Seen from space, the Egmont National Park in New Zealand shows the benefits and limitations of  the protected areas: the protected and isolated forest area (dark green) is surrounded by once- wooded pastures (light green and brown).
Ph. by Nasa. Editor: Steve Fox

Episode 1

“Humans are conducting a large-scale geophysical experiment, which would have been impossible in the past and will not be reproducible in the future. In just a few centuries we are going to return to the atmosphere and the oceans the concentrated organic carbon dioxide that had been accumulating in the sedimentary rocks of the planet for hundreds of millions of years”.
(Revelle and Suess)

We are apparently in a new moment in the history of the Earth and of our own species: we have now reached the Anthropocene.
Perhaps, as is always the case when living through a process of change, not all of us are fully aware of it, but if we think about it …  something unique, perhaps irreversible happened: men with their actions and interactions are changing the course of Nature, to such a point where the conceptual status of “nature” changes.

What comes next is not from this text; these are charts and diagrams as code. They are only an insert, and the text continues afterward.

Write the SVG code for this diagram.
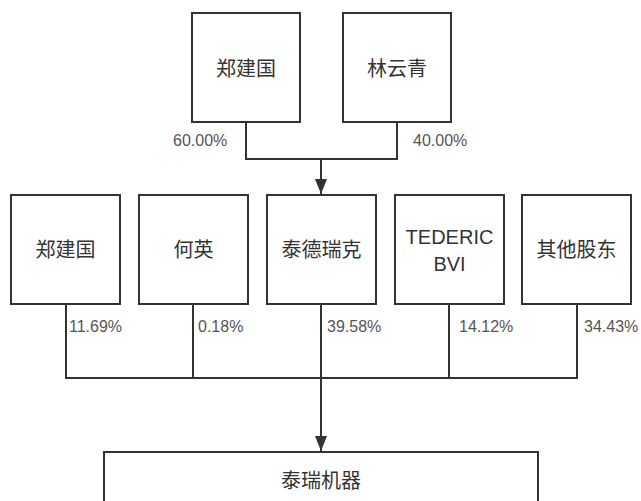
<svg xmlns="http://www.w3.org/2000/svg" width="641" height="501" viewBox="0 0 641 501">
<style>
.box{fill:#fff;stroke:#333;stroke-width:2}
.lbl{font-family:"Liberation Sans","Noto Sans CJK SC",sans-serif;font-size:20px;fill:#333;text-anchor:middle;dominant-baseline:central}
.pct{font-family:"Liberation Sans",sans-serif;font-size:16px;fill:#555}
.ln{fill:none;stroke:#333;stroke-width:2}
</style>
<defs>
<marker id="arr" viewBox="0 0 15 12" refX="15" refY="6" markerWidth="15" markerHeight="12" markerUnits="userSpaceOnUse" orient="auto">
<path d="M0,0 L15,6 L0,12 Z" fill="#333"/>
</marker>
</defs>
<rect width="641" height="501" fill="#fff"/>
<g id="connectors">
<path class="ln" d="M246,122 V159 H397 V122"/>
<path class="ln" d="M321,159 V194" marker-end="url(#arr)"/>
<path class="ln" d="M66,304 V378 H577 V304"/>
<path class="ln" d="M193,304 V378"/>
<path class="ln" d="M321,304 V378"/>
<path class="ln" d="M449,304 V378"/>
<path class="ln" d="M321,378 V451" marker-end="url(#arr)"/>
</g>
<g id="n_zjg_top"><rect class="box" x="192" y="13" width="108" height="109"/><text class="lbl" x="246" y="69">郑建国</text></g>
<g id="n_lyq"><rect class="box" x="343" y="13" width="108" height="109"/><text class="lbl" x="397" y="69">林云青</text></g>
<text class="pct" x="173" y="146">60.00%</text>
<text class="pct" x="413" y="146">40.00%</text>
<g id="n_zjg"><rect class="box" x="11" y="195" width="109" height="109"/><text class="lbl" x="65.5" y="250">郑建国</text></g>
<g id="n_hy"><rect class="box" x="139" y="195" width="109" height="109"/><text class="lbl" x="193.5" y="250">何英</text></g>
<g id="n_tdrk"><rect class="box" x="267" y="195" width="109" height="109"/><text class="lbl" x="321.5" y="250">泰德瑞克</text></g>
<g id="n_bvi"><rect class="box" x="395" y="195" width="109" height="109"/><text class="lbl" x="449.5" y="237">TEDERIC</text><text class="lbl" x="449.5" y="264">BVI</text></g>
<g id="n_other"><rect class="box" x="522" y="195" width="109" height="109"/><text class="lbl" x="576.5" y="250">其他股东</text></g>
<text class="pct" x="69" y="332">11.69%</text>
<text class="pct" x="198" y="332">0.18%</text>
<text class="pct" x="327" y="332">39.58%</text>
<text class="pct" x="459" y="332">14.12%</text>
<text class="pct" x="584" y="332">34.43%</text>
<g id="n_trjq"><rect class="box" x="104" y="452" width="434" height="70"/><text class="lbl" x="321" y="481">泰瑞机器</text></g>
</svg>
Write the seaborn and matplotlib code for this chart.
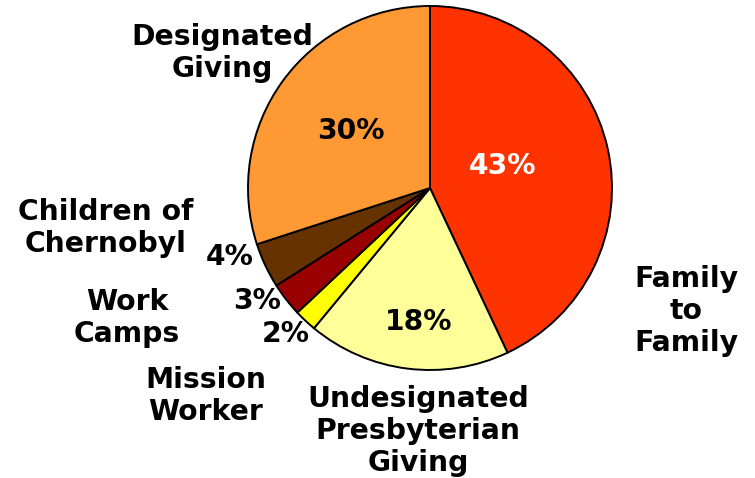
import matplotlib
matplotlib.use("Agg")
import matplotlib.pyplot as plt
import seaborn as sns

sns.set_theme(style="white")
plt.rcParams["font.family"] = ["DejaVu Sans"]

# data, clockwise from 12 o'clock
labels = ["Family\nto\nFamily", "Undesignated\nPresbyterian\nGiving", "Mission\nWorker",
          "Work\nCamps", "Children of\nChernobyl", "Designated\nGiving"]
shares = [43, 18, 2, 3, 4, 30]
colors = ["#FF3300", "#FFFF99", "#FFFF00", "#990000", "#663300", "#FF9933"]

W, H = 755, 478
fig = plt.figure(figsize=(W / 100, H / 100), dpi=100)
cx, cy, r = 430, 188, 182
ax = fig.add_axes([(cx - r) / W, 1 - (cy + r) / H, 2 * r / W, 2 * r / H])
ax.pie(shares, colors=colors, startangle=90, counterclock=False,
       wedgeprops=dict(edgecolor="black", linewidth=1.4))
ax.set_xlim(-1, 1)
ax.set_ylim(-1, 1)
ax.axis("off")

# label and percentage positions (pixel centres)
name_pos = [(686, 311), (418, 431), (206, 396), (127, 318), (106, 228), (222, 53)]
pct_pos = [(503, 166), (419, 322), (286, 334), (257, 301), (230, 257), (351, 131)]
pct_col = ["white", "black", "black", "black", "black", "black"]

def put(txt, x, y, color="black"):
    fig.text(x / W, 1 - y / H, txt, ha="center", va="center", fontsize=20.3,
             fontweight="bold", color=color, linespacing=1.19)

for lab, (x, y) in zip(labels, name_pos):
    put(lab, x, y)
for s, (x, y), c in zip(shares, pct_pos, pct_col):
    put(f"{s}%", x, y, c)

fig.savefig("out.png", dpi=100)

What is Anthropocene and when was it born?

In “Vita Activa. The human condition”, the American naturalized German philosopher Hannah Arendt, wrote about the launch of Sputnik and defined the Soviet conquest of space not enthusiastically, but rather as the end point of an era. Humans were going to abandon the place that, by reason of unforeseeable circumstances, had been “given” to them: the Earth. Thus, the necessity of conquering other territories, outside our primitive one, was the beginning of a new chapter of humanity marked by the sense of “alienation of the Earth”.

This concept expressed by Arendt is the conceptual basis of the Anthropocene, that is a new historical moment of conquest of the space and modification of the planet to our convenience.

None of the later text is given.